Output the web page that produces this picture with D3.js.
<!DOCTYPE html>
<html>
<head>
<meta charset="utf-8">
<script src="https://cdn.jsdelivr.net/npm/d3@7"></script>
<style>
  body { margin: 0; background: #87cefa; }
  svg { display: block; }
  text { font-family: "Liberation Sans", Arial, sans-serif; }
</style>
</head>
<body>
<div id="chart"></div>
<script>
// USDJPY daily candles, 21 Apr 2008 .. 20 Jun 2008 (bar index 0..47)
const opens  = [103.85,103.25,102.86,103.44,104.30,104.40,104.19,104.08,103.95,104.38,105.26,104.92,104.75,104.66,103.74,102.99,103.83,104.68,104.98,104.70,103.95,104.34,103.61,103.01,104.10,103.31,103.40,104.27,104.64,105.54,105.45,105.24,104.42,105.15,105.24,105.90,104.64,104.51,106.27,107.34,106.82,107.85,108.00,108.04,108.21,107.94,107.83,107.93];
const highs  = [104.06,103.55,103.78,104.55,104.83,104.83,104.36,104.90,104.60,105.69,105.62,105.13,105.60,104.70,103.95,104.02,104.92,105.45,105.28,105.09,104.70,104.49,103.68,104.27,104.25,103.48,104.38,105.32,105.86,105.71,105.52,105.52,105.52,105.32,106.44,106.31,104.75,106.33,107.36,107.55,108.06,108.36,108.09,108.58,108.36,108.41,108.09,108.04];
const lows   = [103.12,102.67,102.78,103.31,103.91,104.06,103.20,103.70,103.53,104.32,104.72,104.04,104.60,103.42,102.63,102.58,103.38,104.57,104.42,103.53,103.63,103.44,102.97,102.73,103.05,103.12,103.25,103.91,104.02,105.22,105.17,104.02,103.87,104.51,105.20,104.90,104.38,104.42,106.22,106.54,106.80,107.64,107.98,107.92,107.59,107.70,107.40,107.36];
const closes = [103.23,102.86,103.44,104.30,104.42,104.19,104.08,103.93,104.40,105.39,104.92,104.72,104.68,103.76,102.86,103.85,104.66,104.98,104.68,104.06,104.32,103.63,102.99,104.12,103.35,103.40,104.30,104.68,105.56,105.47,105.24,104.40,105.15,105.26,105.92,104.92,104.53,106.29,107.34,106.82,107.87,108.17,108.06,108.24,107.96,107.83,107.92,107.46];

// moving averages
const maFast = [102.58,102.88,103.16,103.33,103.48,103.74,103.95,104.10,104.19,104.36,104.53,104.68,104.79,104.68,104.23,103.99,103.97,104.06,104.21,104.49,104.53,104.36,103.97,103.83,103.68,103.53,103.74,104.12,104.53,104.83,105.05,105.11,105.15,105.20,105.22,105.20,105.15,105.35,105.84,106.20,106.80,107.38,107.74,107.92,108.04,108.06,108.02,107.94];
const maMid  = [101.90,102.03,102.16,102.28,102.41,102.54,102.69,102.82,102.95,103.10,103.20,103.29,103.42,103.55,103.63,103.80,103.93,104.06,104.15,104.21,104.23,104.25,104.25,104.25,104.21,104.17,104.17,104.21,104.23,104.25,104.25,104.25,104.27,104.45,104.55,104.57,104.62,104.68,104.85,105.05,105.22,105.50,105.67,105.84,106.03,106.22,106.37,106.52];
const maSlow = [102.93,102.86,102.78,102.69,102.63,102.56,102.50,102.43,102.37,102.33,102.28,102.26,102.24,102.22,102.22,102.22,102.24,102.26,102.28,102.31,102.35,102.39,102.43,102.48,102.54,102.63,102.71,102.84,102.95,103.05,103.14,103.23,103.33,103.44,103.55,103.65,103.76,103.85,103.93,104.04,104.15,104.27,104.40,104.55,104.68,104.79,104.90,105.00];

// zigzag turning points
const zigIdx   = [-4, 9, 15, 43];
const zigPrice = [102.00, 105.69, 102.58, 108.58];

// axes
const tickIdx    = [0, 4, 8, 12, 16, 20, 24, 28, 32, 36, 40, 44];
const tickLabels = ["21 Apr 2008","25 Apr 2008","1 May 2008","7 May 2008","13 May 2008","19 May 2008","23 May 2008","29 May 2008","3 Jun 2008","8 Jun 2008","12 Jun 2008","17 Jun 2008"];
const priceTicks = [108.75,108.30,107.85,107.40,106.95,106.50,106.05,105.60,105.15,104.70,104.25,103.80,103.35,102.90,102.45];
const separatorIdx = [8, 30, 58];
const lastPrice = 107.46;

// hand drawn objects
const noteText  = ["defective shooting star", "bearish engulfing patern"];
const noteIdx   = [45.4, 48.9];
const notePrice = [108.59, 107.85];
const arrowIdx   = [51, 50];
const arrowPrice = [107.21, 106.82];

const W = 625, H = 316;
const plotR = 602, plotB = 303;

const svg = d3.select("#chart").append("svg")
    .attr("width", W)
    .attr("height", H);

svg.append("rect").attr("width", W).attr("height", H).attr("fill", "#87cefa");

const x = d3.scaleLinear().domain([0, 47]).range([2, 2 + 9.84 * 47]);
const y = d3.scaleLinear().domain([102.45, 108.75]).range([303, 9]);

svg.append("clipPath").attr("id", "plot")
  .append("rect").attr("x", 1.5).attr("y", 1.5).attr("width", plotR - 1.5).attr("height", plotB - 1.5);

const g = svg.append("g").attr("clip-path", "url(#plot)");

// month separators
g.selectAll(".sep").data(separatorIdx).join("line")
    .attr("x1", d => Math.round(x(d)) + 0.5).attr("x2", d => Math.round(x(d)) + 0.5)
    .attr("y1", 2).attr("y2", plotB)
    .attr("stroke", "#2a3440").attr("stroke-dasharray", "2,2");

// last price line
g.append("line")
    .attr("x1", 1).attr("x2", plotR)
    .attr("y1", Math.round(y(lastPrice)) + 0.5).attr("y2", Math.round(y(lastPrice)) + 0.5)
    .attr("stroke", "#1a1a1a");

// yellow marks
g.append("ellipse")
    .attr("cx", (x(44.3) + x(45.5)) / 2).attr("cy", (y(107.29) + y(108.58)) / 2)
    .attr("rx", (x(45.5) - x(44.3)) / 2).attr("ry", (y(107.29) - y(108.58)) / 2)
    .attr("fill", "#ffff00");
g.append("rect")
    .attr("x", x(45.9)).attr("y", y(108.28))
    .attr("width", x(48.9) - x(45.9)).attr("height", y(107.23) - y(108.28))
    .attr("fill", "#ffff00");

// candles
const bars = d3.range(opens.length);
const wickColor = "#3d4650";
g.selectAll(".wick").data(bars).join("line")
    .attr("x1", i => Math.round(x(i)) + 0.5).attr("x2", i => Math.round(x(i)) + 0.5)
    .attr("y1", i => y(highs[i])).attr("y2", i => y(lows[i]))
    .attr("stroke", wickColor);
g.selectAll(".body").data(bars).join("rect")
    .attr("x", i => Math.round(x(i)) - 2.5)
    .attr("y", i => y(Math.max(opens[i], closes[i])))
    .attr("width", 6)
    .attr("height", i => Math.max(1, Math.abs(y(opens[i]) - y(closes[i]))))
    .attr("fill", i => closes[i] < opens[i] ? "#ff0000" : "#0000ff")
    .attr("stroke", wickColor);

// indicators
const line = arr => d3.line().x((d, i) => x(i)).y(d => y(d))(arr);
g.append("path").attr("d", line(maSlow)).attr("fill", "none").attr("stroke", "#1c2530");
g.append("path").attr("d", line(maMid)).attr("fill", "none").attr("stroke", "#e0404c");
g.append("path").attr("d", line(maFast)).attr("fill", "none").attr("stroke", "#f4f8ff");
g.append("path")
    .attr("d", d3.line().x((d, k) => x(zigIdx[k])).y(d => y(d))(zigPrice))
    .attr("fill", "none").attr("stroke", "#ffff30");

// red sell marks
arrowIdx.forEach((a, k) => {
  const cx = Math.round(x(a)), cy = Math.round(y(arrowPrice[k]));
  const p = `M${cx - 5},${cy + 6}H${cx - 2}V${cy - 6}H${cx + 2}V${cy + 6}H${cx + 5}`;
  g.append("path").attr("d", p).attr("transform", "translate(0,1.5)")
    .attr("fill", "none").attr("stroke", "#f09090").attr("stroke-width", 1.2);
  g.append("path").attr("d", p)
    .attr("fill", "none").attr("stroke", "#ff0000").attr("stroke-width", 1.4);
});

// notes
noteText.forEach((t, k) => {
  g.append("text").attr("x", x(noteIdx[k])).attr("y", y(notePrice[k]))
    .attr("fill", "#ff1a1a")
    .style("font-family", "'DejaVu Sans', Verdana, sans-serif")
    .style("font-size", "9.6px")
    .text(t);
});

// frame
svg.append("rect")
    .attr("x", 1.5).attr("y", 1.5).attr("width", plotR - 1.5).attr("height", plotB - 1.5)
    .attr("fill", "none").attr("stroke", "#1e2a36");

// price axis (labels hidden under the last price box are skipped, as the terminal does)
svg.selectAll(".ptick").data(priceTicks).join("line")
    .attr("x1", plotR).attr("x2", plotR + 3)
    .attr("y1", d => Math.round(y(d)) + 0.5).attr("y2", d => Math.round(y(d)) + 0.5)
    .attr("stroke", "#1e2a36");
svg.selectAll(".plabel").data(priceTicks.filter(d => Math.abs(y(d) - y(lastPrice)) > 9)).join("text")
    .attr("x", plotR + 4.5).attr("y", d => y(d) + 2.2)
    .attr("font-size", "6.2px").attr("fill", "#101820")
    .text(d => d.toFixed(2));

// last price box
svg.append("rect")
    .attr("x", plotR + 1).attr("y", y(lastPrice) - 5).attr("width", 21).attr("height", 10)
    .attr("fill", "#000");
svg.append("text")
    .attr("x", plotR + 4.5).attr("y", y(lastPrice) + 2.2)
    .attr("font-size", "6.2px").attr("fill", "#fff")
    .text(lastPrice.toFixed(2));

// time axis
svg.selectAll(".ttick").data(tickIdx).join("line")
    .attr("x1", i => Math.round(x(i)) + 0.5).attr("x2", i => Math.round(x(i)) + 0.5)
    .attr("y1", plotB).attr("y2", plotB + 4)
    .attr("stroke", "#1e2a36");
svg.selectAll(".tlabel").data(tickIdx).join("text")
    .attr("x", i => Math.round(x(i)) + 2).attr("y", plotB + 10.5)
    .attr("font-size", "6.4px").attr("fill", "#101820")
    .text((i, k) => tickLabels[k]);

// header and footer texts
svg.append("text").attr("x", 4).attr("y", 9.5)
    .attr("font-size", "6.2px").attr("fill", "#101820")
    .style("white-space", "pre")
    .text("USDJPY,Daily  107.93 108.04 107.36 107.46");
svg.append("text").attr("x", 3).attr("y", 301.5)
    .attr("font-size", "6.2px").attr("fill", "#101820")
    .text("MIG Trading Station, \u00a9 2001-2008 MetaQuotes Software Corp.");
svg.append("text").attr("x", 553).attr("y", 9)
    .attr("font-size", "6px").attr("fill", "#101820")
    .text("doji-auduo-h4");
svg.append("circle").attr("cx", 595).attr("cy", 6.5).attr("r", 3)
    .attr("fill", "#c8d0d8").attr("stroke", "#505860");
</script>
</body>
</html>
###
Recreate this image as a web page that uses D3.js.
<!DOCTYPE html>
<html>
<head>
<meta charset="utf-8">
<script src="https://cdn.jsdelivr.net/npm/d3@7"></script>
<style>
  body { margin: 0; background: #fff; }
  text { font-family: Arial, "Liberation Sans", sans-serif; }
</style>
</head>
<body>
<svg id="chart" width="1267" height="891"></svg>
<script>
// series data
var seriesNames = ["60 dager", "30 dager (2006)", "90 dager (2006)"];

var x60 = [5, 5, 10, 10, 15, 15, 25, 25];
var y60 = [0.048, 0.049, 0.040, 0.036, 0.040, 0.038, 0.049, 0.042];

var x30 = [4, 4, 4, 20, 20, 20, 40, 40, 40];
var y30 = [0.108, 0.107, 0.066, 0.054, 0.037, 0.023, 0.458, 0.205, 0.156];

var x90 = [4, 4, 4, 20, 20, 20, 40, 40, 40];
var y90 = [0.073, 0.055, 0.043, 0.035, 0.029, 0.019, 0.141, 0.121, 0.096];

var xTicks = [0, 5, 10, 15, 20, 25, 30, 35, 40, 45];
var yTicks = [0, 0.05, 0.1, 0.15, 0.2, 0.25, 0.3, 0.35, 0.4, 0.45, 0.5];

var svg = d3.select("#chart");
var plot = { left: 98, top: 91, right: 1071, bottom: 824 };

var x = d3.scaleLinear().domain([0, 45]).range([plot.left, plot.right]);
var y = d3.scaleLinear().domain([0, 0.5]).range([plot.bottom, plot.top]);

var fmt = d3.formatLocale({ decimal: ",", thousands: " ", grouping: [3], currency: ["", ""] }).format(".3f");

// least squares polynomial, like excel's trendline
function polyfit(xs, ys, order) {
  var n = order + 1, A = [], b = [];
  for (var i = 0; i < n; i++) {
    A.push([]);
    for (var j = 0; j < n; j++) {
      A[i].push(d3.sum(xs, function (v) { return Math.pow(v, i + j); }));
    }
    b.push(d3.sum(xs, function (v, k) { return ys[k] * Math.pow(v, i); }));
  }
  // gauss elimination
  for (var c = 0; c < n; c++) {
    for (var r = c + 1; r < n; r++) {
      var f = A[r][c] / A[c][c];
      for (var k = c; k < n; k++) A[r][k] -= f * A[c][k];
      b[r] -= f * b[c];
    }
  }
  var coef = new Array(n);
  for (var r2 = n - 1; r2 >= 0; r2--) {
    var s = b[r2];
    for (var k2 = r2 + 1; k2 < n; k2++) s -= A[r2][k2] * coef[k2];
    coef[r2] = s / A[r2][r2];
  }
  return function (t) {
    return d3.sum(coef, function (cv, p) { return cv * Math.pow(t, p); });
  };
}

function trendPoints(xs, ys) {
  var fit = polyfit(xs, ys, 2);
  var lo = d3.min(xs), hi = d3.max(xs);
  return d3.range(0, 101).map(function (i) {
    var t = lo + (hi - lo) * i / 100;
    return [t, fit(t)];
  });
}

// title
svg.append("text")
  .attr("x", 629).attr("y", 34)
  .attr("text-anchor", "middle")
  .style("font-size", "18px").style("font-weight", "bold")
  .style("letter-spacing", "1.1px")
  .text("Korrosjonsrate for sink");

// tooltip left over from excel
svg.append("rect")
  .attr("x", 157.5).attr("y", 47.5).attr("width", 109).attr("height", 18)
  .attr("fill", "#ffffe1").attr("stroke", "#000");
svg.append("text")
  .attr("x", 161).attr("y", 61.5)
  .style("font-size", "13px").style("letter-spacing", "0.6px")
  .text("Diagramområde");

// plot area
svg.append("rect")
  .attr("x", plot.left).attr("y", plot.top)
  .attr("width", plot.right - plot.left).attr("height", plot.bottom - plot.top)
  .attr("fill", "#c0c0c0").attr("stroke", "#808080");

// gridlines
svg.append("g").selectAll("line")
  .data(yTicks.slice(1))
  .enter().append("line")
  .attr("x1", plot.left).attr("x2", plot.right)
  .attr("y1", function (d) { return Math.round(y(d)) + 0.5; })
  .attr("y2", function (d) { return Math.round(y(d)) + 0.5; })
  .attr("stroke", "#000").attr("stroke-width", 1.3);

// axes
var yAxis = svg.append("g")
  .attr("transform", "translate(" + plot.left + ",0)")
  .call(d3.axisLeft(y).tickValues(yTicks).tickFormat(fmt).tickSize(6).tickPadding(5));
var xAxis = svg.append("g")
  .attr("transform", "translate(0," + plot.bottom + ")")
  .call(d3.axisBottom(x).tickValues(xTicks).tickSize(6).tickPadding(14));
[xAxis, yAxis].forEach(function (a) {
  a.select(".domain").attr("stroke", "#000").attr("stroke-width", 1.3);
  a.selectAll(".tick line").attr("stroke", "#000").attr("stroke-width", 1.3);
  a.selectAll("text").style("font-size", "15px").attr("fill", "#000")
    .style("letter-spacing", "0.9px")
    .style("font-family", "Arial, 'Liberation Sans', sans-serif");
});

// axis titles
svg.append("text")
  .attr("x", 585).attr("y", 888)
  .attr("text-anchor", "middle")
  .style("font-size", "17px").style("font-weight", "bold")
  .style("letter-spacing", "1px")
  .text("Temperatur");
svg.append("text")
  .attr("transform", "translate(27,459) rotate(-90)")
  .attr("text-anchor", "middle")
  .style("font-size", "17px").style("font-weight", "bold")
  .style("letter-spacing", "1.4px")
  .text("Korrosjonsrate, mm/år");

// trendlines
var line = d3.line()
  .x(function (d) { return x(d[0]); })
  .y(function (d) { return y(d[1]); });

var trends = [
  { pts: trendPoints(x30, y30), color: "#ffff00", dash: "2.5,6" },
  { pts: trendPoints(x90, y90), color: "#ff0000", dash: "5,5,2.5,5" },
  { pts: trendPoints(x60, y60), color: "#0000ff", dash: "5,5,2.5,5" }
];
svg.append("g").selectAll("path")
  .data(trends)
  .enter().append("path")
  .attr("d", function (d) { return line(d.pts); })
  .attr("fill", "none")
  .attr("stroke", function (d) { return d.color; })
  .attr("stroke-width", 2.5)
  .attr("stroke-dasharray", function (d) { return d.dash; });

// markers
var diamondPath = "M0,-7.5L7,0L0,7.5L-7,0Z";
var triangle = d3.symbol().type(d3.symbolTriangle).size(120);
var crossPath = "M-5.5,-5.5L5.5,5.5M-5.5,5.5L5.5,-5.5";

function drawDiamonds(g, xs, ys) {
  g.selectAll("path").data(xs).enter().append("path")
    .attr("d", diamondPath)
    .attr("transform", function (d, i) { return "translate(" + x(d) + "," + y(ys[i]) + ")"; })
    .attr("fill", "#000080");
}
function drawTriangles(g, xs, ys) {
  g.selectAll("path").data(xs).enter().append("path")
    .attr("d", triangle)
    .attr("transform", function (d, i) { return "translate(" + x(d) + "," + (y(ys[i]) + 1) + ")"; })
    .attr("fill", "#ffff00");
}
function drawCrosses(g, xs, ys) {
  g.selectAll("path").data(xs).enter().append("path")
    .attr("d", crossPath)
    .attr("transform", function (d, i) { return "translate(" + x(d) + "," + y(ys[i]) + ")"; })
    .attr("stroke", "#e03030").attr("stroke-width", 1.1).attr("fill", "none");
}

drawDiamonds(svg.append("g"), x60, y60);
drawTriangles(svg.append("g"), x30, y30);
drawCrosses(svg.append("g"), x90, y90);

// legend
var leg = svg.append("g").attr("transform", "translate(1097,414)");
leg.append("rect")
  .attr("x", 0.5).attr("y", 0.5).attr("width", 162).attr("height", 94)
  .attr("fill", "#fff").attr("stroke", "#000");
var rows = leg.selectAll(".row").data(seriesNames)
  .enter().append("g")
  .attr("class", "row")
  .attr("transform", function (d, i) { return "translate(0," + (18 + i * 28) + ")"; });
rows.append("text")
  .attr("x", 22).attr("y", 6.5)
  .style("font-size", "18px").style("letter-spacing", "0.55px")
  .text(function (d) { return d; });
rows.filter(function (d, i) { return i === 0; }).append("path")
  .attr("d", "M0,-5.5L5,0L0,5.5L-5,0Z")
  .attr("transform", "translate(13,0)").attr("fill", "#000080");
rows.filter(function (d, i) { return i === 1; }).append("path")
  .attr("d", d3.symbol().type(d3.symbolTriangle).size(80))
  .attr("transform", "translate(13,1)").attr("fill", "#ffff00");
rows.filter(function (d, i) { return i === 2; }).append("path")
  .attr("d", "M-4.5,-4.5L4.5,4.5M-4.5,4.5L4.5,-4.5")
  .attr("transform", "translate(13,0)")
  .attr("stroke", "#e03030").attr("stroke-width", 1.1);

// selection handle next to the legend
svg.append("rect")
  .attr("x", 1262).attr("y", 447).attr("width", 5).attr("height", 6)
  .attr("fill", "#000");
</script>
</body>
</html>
###
### Problem description
Only the lines from the one bearing "Recreate this image" through the one bearing "0.4, 0.45, 0.5];" should be repeated, exactly as given.

### Solution
Recreate this image as a web page that uses D3.js.
<!DOCTYPE html>
<html>
<head>
<meta charset="utf-8">
<script src="https://cdn.jsdelivr.net/npm/d3@7"></script>
<style>
  body { margin: 0; background: #fff; }
  text { font-family: Arial, "Liberation Sans", sans-serif; }
</style>
</head>
<body>
<svg id="chart" width="1267" height="891"></svg>
<script>
// series data
var seriesNames = ["60 dager", "30 dager (2006)", "90 dager (2006)"];

var x60 = [5, 5, 10, 10, 15, 15, 25, 25];
var y60 = [0.048, 0.049, 0.040, 0.036, 0.040, 0.038, 0.049, 0.042];

var x30 = [4, 4, 4, 20, 20, 20, 40, 40, 40];
var y30 = [0.108, 0.107, 0.066, 0.054, 0.037, 0.023, 0.458, 0.205, 0.156];

var x90 = [4, 4, 4, 20, 20, 20, 40, 40, 40];
var y90 = [0.073, 0.055, 0.043, 0.035, 0.029, 0.019, 0.141, 0.121, 0.096];

var xTicks = [0, 5, 10, 15, 20, 25, 30, 35, 40, 45];
var yTicks = [0, 0.05, 0.1, 0.15, 0.2, 0.25, 0.3, 0.35, 0.4, 0.45, 0.5];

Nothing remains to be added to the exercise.